The Ether Machine Secures $1.5 Billion in Commitments to Go Public via SPAC Merger

A new Ethereum-focused public vehicle is planning a Nasdaq debut with more than $1.5 billion in backing and a strategy built around ETH yield.

The Ether Machine aims to become the largest public company focused on Ethereum, having raised over $1.5 billion ahead of its Nasdaq debut, as bullish momentum around ETH continues to accelerate.

The investment vehicle announced in a Monday press release that it plans to go public with more than $1.5 billion of fully committed capital. The company plans to launch with over 400,000 ETH and manage what it calls “the largest pool of assets in a public vehicle for pure-play institutional-grade exposure to Ethereum and ETH-denominated yield.”

Formed through a business combination between The Ether Reserve, LLC, and Nasdaq-listed ‘blank-check’ company Dynamix Corporation, The Ether Machine plans to go public on Nasdaq by Q4, pending regulatory approval, and will trade under the ticker “ETHM.”

Shares of Dynamix Corporation soared 30% on the news in pre-market trading, according to data from Yahoo Finance.

The Ether Machine explained in an X thread that it is choosing to accumulate ETH because Ethereum has become the “backbone of the digital economy,” noting the network settles over $14 trillion annually, anchors more than $130 billion in stablecoins, and secures most DeFi activity across the crypto ecosystem.

Value Secured by Blockchain chart
Value Secured by Blockchain

“Bitcoin is digital gold.

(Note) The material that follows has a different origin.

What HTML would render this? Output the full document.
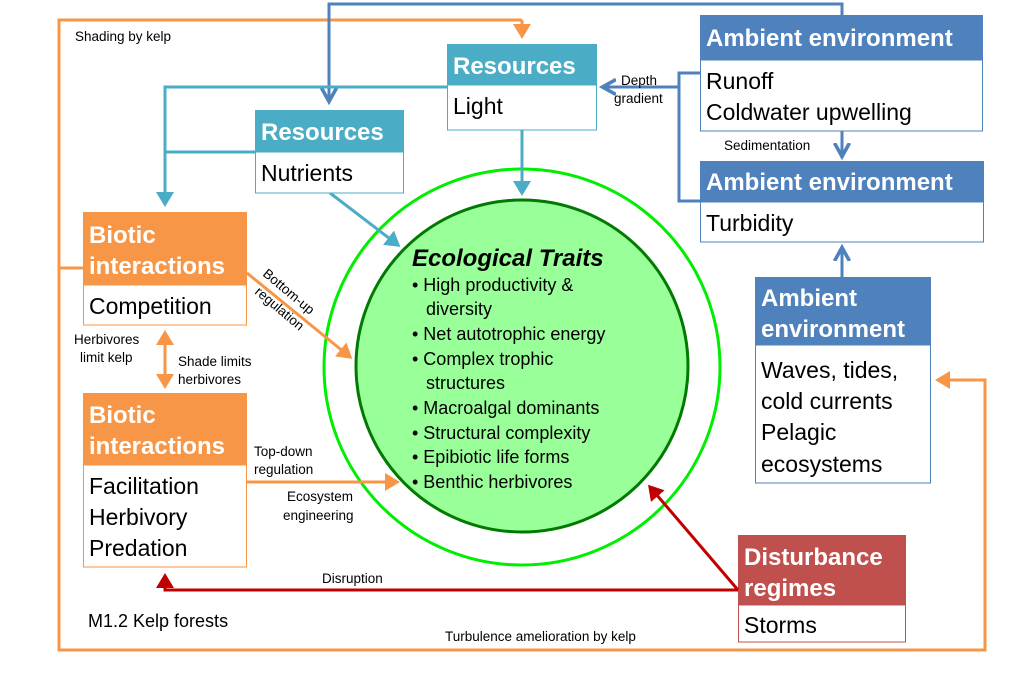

Ether is productive digital oil. ETH generates real yield through staking. It’s burned with usage, making it deflationary. It’s programmable, composable, and used by everything from BlackRock to Uniswap. ETH is the reserve asset of Web3,” The Ether Machine wrote.

Largest All-Stock Financing Deal

With its chosen strategy, the firm aims to offer “transparent and compliant” access to ETH-denominated yield, as well as deliver “long-term, risk-adjusted returns through staking, restaking, and decentralized finance strategies.”

Former Consensys executive Andrew Keys will serve as co-founder and chairman and committed about $645 million — around 169,984 ETH — as an anchor investment. The company also secured commitments of over $800 million in common stock financing from institutional, crypto-native, and strategic investors, including 1Roundtable Partners / 10T Holdings, Archetype, Blockchain.com, cyber•Fund, Electric Capital, Kraken, and Pantera Capital.

The transaction is described as the “largest all-common-stock financing” committed at announcement since 2021, according to the press release. It is expected to deliver more than $1.6 billion in gross proceeds, including cash held in Dynamix’s trust account.

The company plans to generate yield through staking, support Ethereum projects, and offer infrastructure solutions for institutions and Ethereum-native projects.

The news comes soon after longtime Bitcoin supporter and strategist Tom Lee said he sees Ethereum becoming the backbone for bank-issued stablecoins, with banks buying ETH not to speculate, but to power and settle their digital liabilities.